The tensions between the Trump administration’s populist win and its more traditionally Republican establishment types have been well-documented in recent months. And now, more than two months after Treasury Secretary Steven Mnuchin and National Economic Council chief Gary Cohn unveiled an outline of the administration’s tax-reform ambitions, another battle between the two wings appears to be brewing.
Trump’s chief strategist Steve Bannon is said to be pushing to raise the top tax rate on individuals, with Axios saying the former Breitbart CEO would like the top rate to have “a 4 in front of it” - currently, the highest income-tax bracket in the US is 39.6% for individuals earning more than $414,000 a year.
Some officials – code for Mnuchin, Cohn and the other members of the more traditionally corporatist (or rather Goldmanist) wing of the Trump administration – believe Bannon’s ideas are crazy. But Bannon believes raising taxes on the wealthy could help the administration boost its populist bona fides, an angle which Trump appears to be actively pursuing once again having recently failed with his more traditional fiscal reform push. But as tax reform is shaping up to be a must-win for the Trump administration, it would hardly be a surprise to see Bannon’s plan shelved in favor of across-the-board cuts that would help rally the Republican Party’s conservatives to support whatever reform package Trump ultimately presents.
Cohn and Mnuchin reportedly view tax reform as a top priority for the administration.
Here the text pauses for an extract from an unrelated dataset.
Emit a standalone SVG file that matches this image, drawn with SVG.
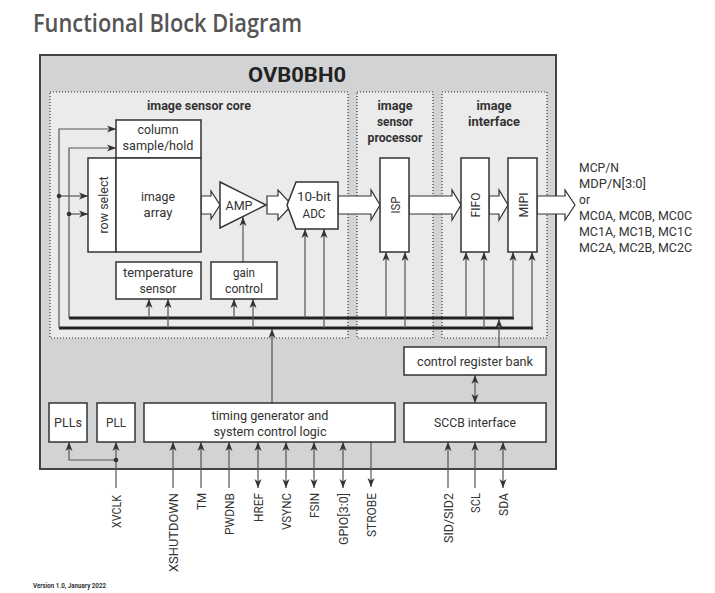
<svg xmlns="http://www.w3.org/2000/svg" width="715" height="593" viewBox="0 0 715 593">
<defs>
<marker id="ah" markerUnits="userSpaceOnUse" markerWidth="10" markerHeight="8" refX="9" refY="3.5" orient="auto-start-reverse" viewBox="0 0 10 7">
<path d="M0,0 L9,3.5 L0,7 L2.5,3.5 z" fill="#333"/>
</marker>
</defs>
<style>
text{font-family:Roboto,"Open Sans",sans-serif;fill:#333;font-size:13px}
.c{text-anchor:middle}
.b{font-weight:700}
.box{fill:#fff;stroke:#333;stroke-width:1.5}
.reg{fill:#ebebeb;stroke:#333;stroke-width:1.2;stroke-dasharray:1 2}
.ln{fill:none;stroke:#555;stroke-width:1.2}
.la{fill:none;stroke:#555;stroke-width:1.2;marker-end:url(#ah)}
.lb{fill:none;stroke:#555;stroke-width:1.2;marker-end:url(#ah);marker-start:url(#ah)}
.bus{fill:none;stroke:#222;stroke-width:3}
.blk{fill:#fff;stroke:#333;stroke-width:1.2}
.pin{text-anchor:end}
</style>
<rect width="715" height="593" fill="#fff"/>
<text x="33" y="32" style="font-family:'Open Sans',sans-serif;font-size:25px;font-weight:600;fill:#555" textLength="269" lengthAdjust="spacingAndGlyphs">Functional Block Diagram</text>

<g id="chip">
<rect x="40" y="55" width="516" height="414" fill="#d2d3d5" stroke="#444" stroke-width="2"/>
<text x="297" y="82" class="c b" style="font-size:20px;fill:#222" textLength="98" lengthAdjust="spacingAndGlyphs">OVB0BH0</text>
</g>

<g id="region-core">
<rect class="reg" x="50" y="92" width="298" height="246"/>
<text x="199" y="110" class="c b" textLength="104" lengthAdjust="spacingAndGlyphs">image sensor core</text>
</g>
<g id="region-isp">
<rect class="reg" x="357" y="92" width="76" height="246"/>
<text x="395" y="110" class="c b" textLength="35" lengthAdjust="spacingAndGlyphs">image</text>
<text x="395" y="126" class="c b" textLength="36" lengthAdjust="spacingAndGlyphs">sensor</text>
<text x="395" y="142" class="c b" textLength="55" lengthAdjust="spacingAndGlyphs">processor</text>
</g>
<g id="region-interface">
<rect class="reg" x="442" y="92" width="105" height="246"/>
<text x="494" y="110" class="c b" textLength="35" lengthAdjust="spacingAndGlyphs">image</text>
<text x="494" y="126" class="c b" textLength="52" lengthAdjust="spacingAndGlyphs">interface</text>
</g>

<g id="connectors">
<path class="bus" d="M69,318 H514"/>
<path class="bus" d="M59,328 H533"/>
<path class="la" d="M59,328 V129 H116"/>
<path class="la" d="M69,318 V148 H116"/>
<path class="la" d="M59,196 H88"/>
<path class="la" d="M69,214 H88"/>
<circle cx="59" cy="196" r="2.3" fill="#333"/>
<circle cx="69" cy="214" r="2.3" fill="#333"/>
<path class="la" d="M149,318 V299"/>
<path class="la" d="M168,328 V299"/>
<path class="la" d="M234,318 V299"/>
<path class="la" d="M253,328 V299"/>
<path class="la" d="M243,262 V217"/>
<path class="la" d="M305,318 V229"/>
<path class="la" d="M324,328 V229"/>
<path class="la" d="M386,318 V252"/>
<path class="la" d="M405,328 V252"/>
<path class="la" d="M466,318 V252"/>
<path class="la" d="M484,328 V252"/>
<path class="la" d="M513,318 V252"/>
<path class="la" d="M532,328 V252"/>
<path class="la" d="M272,403 V329"/>
<path class="la" d="M499,347 V319"/>
<path class="lb" d="M475,375 V403"/>
<path class="la" d="M116,488 V442"/>
<path class="la" d="M116,460 H69 V442"/>
<circle cx="116" cy="460" r="2.3" fill="#333"/>
<path class="la" d="M173,488 V442"/>
<path class="la" d="M201,488 V442"/>
<path class="la" d="M229,488 V442"/>
<path class="lb" d="M258,488 V442"/>
<path class="lb" d="M286,488 V442"/>
<path class="lb" d="M314,488 V442"/>
<path class="lb" d="M343,488 V442"/>
<path class="la" d="M371,442 V487"/>
<path class="la" d="M448,488 V442"/>
<path class="la" d="M475,488 V442"/>
<path class="lb" d="M503,488 V442"/>
<polygon class="blk" points="201,196 211,196 211,191 220,205 211,219 211,214 201,214"/>
<polygon class="blk" points="267,196 278,196 278,190 292,205 278,220 278,214 267,214"/>
<polygon class="blk" points="338,196 371,196 371,190 380,205 371,220 371,214 338,214"/>
<polygon class="blk" points="409,196 452,196 452,190 461,205 452,220 452,214 409,214"/>
<polygon class="blk" points="489,196 499,196 499,190 508,205 499,220 499,214 489,214"/>
<polygon class="blk" points="537,196 565,196 565,190 575,205 565,220 565,214 537,214"/>
</g>

<g id="column-sample-hold">
<rect class="box" x="116" y="120" width="85" height="38"/>
<text x="158" y="134" class="c" textLength="41" lengthAdjust="spacingAndGlyphs">column</text>
<text x="158" y="150" class="c" textLength="71" lengthAdjust="spacingAndGlyphs">sample/hold</text>
</g>
<g id="row-select">
<rect class="box" x="88" y="158" width="28" height="94"/>
<text transform="translate(103,205) rotate(-90)" dy="4.5" class="c" textLength="57" lengthAdjust="spacingAndGlyphs">row select</text>
</g>
<g id="image-array">
<rect class="box" x="116" y="158" width="85" height="94"/>
<text x="158" y="201" class="c" textLength="34" lengthAdjust="spacingAndGlyphs">image</text>
<text x="158" y="217" class="c" textLength="29" lengthAdjust="spacingAndGlyphs">array</text>
</g>
<g id="amp">
<polygon class="box" points="220,182 266,205 220,228"/>
<text x="239" y="210" class="c" textLength="27" lengthAdjust="spacingAndGlyphs">AMP</text>
</g>
<g id="adc">
<polygon class="box" points="287,205 296,182 338,182 338,229 296,229"/>
<text x="314" y="201" class="c" textLength="34" lengthAdjust="spacingAndGlyphs">10-bit</text>
<text x="314" y="218" class="c" textLength="23" lengthAdjust="spacingAndGlyphs">ADC</text>
</g>
<g id="temperature-sensor">
<rect class="box" x="116" y="262" width="85" height="37"/>
<text x="158" y="276.5" class="c" textLength="70" lengthAdjust="spacingAndGlyphs">temperature</text>
<text x="158" y="292.5" class="c" textLength="37" lengthAdjust="spacingAndGlyphs">sensor</text>
</g>
<g id="gain-control">
<rect class="box" x="211" y="262" width="66" height="37"/>
<text x="244" y="276.5" class="c" textLength="22" lengthAdjust="spacingAndGlyphs">gain</text>
<text x="244" y="292.5" class="c" textLength="38" lengthAdjust="spacingAndGlyphs">control</text>
</g>
<g id="isp">
<rect class="box" x="380" y="158" width="29" height="94"/>
<text transform="translate(395,205) rotate(-90)" dy="4.5" class="c" textLength="17" lengthAdjust="spacingAndGlyphs">ISP</text>
</g>
<g id="fifo">
<rect class="box" x="461" y="158" width="28" height="94"/>
<text transform="translate(475,205) rotate(-90)" dy="4.5" class="c" textLength="25" lengthAdjust="spacingAndGlyphs">FIFO</text>
</g>
<g id="mipi">
<rect class="box" x="508" y="158" width="29" height="94"/>
<text transform="translate(523,205) rotate(-90)" dy="4.5" class="c" textLength="25" lengthAdjust="spacingAndGlyphs">MIPI</text>
</g>
<g id="control-register-bank">
<rect class="box" x="404" y="347" width="142" height="28"/>
<text x="475" y="365.5" class="c" textLength="116" lengthAdjust="spacingAndGlyphs">control register bank</text>
</g>
<g id="sccb-interface">
<rect class="box" x="404" y="403" width="142" height="39"/>
<text x="475" y="426.5" class="c" textLength="82" lengthAdjust="spacingAndGlyphs">SCCB interface</text>
</g>
<g id="timing-generator">
<rect class="box" x="144" y="403" width="251" height="39"/>
<text x="270" y="419.5" class="c" textLength="117" lengthAdjust="spacingAndGlyphs">timing generator and</text>
<text x="270" y="435.5" class="c" textLength="113" lengthAdjust="spacingAndGlyphs">system control logic</text>
</g>
<g id="plls">
<rect class="box" x="49" y="403" width="38" height="39"/>
<text x="68" y="426.5" class="c" textLength="28" lengthAdjust="spacingAndGlyphs">PLLs</text>
</g>
<g id="pll">
<rect class="box" x="97" y="403" width="38" height="39"/>
<text x="116" y="426.5" class="c" textLength="20" lengthAdjust="spacingAndGlyphs">PLL</text>
</g>

<g id="output-labels">
<text x="579" y="172" textLength="40" lengthAdjust="spacingAndGlyphs">MCP/N</text>
<text x="579" y="188" textLength="67" lengthAdjust="spacingAndGlyphs">MDP/N[3:0]</text>
<text x="579" y="204" textLength="11" lengthAdjust="spacingAndGlyphs">or</text>
<text x="579" y="220" textLength="113" lengthAdjust="spacingAndGlyphs">MC0A, MC0B, MC0C</text>
<text x="579" y="236" textLength="113" lengthAdjust="spacingAndGlyphs">MC1A, MC1B, MC1C</text>
<text x="579" y="252" textLength="113" lengthAdjust="spacingAndGlyphs">MC2A, MC2B, MC2C</text>
</g>

<g id="pin-labels">
<text transform="translate(116,495) rotate(-90)" dy="4.5" class="pin" textLength="33" lengthAdjust="spacingAndGlyphs">XVCLK</text>
<text transform="translate(173,493) rotate(-90)" dy="4.5" class="pin" textLength="79" lengthAdjust="spacingAndGlyphs">XSHUTDOWN</text>
<text transform="translate(201,493) rotate(-90)" dy="4.5" class="pin" textLength="17" lengthAdjust="spacingAndGlyphs">TM</text>
<text transform="translate(229,493) rotate(-90)" dy="4.5" class="pin" textLength="42" lengthAdjust="spacingAndGlyphs">PWDNB</text>
<text transform="translate(258,493) rotate(-90)" dy="4.5" class="pin" textLength="29" lengthAdjust="spacingAndGlyphs">HREF</text>
<text transform="translate(286,493) rotate(-90)" dy="4.5" class="pin" textLength="37" lengthAdjust="spacingAndGlyphs">VSYNC</text>
<text transform="translate(314,493) rotate(-90)" dy="4.5" class="pin" textLength="25" lengthAdjust="spacingAndGlyphs">FSIN</text>
<text transform="translate(343,493) rotate(-90)" dy="4.5" class="pin" textLength="52" lengthAdjust="spacingAndGlyphs">GPIO[3:0]</text>
<text transform="translate(371,493) rotate(-90)" dy="4.5" class="pin" textLength="44" lengthAdjust="spacingAndGlyphs">STROBE</text>
<text transform="translate(448,493) rotate(-90)" dy="4.5" class="pin" textLength="50" lengthAdjust="spacingAndGlyphs">SID/SID2</text>
<text transform="translate(475,493) rotate(-90)" dy="4.5" class="pin" textLength="20" lengthAdjust="spacingAndGlyphs">SCL</text>
<text transform="translate(503,493) rotate(-90)" dy="4.5" class="pin" textLength="23" lengthAdjust="spacingAndGlyphs">SDA</text>
</g>

<text x="33" y="588" style="font-size:6.5px;font-weight:700" textLength="73" lengthAdjust="spacingAndGlyphs">Version 1.0, January 2022</text>
</svg>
However, as Axios notes, time to pass comprehensive reform is quickly running out.
- Lobbyists who have met with Gary Cohn and Treasury Secretary Steven Mnuchin say they've been struck by how impatient the two appear:
- Cohn has told associates that if tax reform doesn't get done this year, it's probably never going to happen.
- Sources who know Cohn speculate that he'll leave the White House the instant he concludes tax reform is dead.
- While Cohn and Mnuchin differ stylistically — Cohn is brash and physically imposing while Mnuchin is mild-mannered — sources who've been meeting with them say they share the same philosophy: Go big or go home.
Ironically, Cohn and Mnuchin are warming to an idea that Bannon supported in the aftermath of the election, when he claimed that he's "not a conservative" and said he would support spending packages that blow out the deficit, arguing that the US should rebuild its infrastructure now while interest rates are low. Mnuchin, for his part, has refused to promise that tax reform wouldn’t lead to wider deficits when he and Cohn unveiled the outline for the administration’s reform plan back in April.
Cohn and Mnuchin aren't bluffing when they say they want to slash the corporate tax rate to 15% from the current 35%. Neither man has any interest in timid tax cuts, and they wager that special interests will relinquish their loopholes if they become convinced their tax rate really will be in the teens.
- They're becoming far less wedded to revenue neutrality — the idea, favored by House and Senate Republican leadership, that tax cuts mustn't add to the deficit.
- They're increasingly tantalized by an idea some conservatives (like Grover Norquist and Sen. Pat Toomey) are pushing: Allow major tax cuts to last longer than 10 years without having to balance the budget.
- Conservatives like Toomey favor a more expansive 20- or 25-year period. But top White House officials are more cautious, and are said to be weighing a 15-year period.
The last time the US passed comprehensive tax reform, the legislative battle took two years. Thus, a new theme is emerging that applies not just to tax reform, but to Trump’s agenda more broadly: Do it now, or let it go.
Context: The last time Congress passed major tax reform, in 1986, it was a two-year rollercoaster. This time, the White House officials driving the process have concluded there's no chance of getting Democrats to support what Trump wants to do. So, they believe it must be done before the 2018 midterm elections or not at all.
That's going to be a heck of a challenge. They need to first pass a budget, which is embroiled in fights over defense spending and welfare reform. And they need to finish with health care. Some top Republicans have come to believe, contrary to conventional wisdom, that tax reform stands a better chance if health care fails — so desperate will Trump and Republican leaders be for a victory.
The x-factor here, of course, is Trump. How does he feel about raising taxes on the wealthy? And, more importantly, is Bannon succeeding in moving the Trump administration in a more populist direction, following Trump's decision to largely abandon his protectionist rhetoric? A few more tweets from the president should provide the answer.